Depuis son retrait dans le village de sa mère, Lansana Conté n’a fait aucune apparition ou déclaration publique. Ce qui laisse les Guinéens dans l’expectative. » La situation pose un certain nombre d’inquiétudes « , explique Nantou Cherif, membre du bureau politique du RPG (Rassemblement du Peuple guinéen, principal parti d’opposition). » Le gouvernement ne donne aucune information sérieuse sur l’état de santé du Président et la population doit se contenter des rumeurs les plus folles. Le pouvoir est décapité et cette situation est extrêmement compliquée et délicate. On ne sait pas qui commande, le pouvoir est dans la rue en ce moment… Face à cette confusion, le RPG a décidé de ne pas tenir compte des rumeurs et de ne pas faire de la santé de Lansana Conté un argument de la lutte contre le pouvoir. »
Possible vacance du pouvoir
Pourtant, avec les élections présidentielles prévues pour le mois de décembre de cette année, la question de la possible succession au chef de l’Etat se pose inévitablement. » Nous restons vigilants pour faire face à n’importe quelle situation « , assure Nantou Cherif.
La nouvelle Constitution, votée en 2001 et rejetée par l’opposition, prévoit » qu’en cas de vacance du pouvoir, le président de l’Assemblée nationale assure l’intérim pendant 60 jours au cours desquels il organise de nouvelles élections « . » La position du Frad (Front de l’Alternance Démocratique qui regroupe plusieurs partis d’opposition, ndlr) est très claire. Nous avons dénoncé cette Constitution votée par moins de 20% de la population et refusé de participer aux dernières législatives. Nous ne reconnaissons donc pas la nouvelle Assemblée et encore moins son président. »
Scénarios catastrophe
L’idée de cette » vacance du pouvoir » inquiète. Les scénarios catastrophe se profilent à l’horizon : coup d’Etat militaire, guerre civile, résurgence de la rébellion mâtée en septembre 2000… » Pour la rébellion, on n’en parle plus du tout, je ne pense pas qu’elle existe encore. En ce qui concerne un coup d’Etat militaire ou une guerre civile, les risques existent. Pour parer à cela, le Frad est favorable à la mise en place d’un gouvernement d’union nationale de transition regroupant toutes les composantes de la société guinéenne, y compris des membres du Pup (Parti pour l’unité et le progrès, au pouvoir, ndlr). L’intérim devrait durer au minimum six mois et au maximum dix, le temps de mettre en place les outils permettant l’organisation d’un scrutin électoral libre et transparent. Les personnes qui composeraient ce gouvernement ne devraient pas être autorisées à s’y présenter « , répond le RPG.
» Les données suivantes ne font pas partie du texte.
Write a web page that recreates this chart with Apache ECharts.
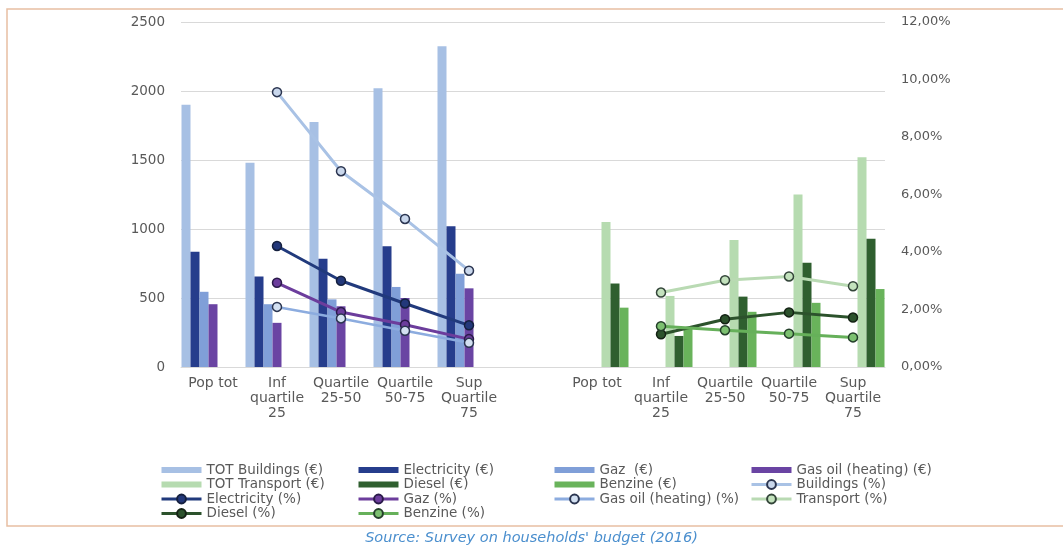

Le Pup, quant à lui, a annoncé le 18 janvier dernier la naissance d’une » Coordination de la mouvance présidentielle » regroupant ceux qui acceptent le référendum de 2001 qui accorde la possibilité au Président de briguer un troisième mandat. Cette coordination s’est prononcée en faveur de la candidature de Lansana Conté pour les prochaines présidentielles. Comme si de rien n’était.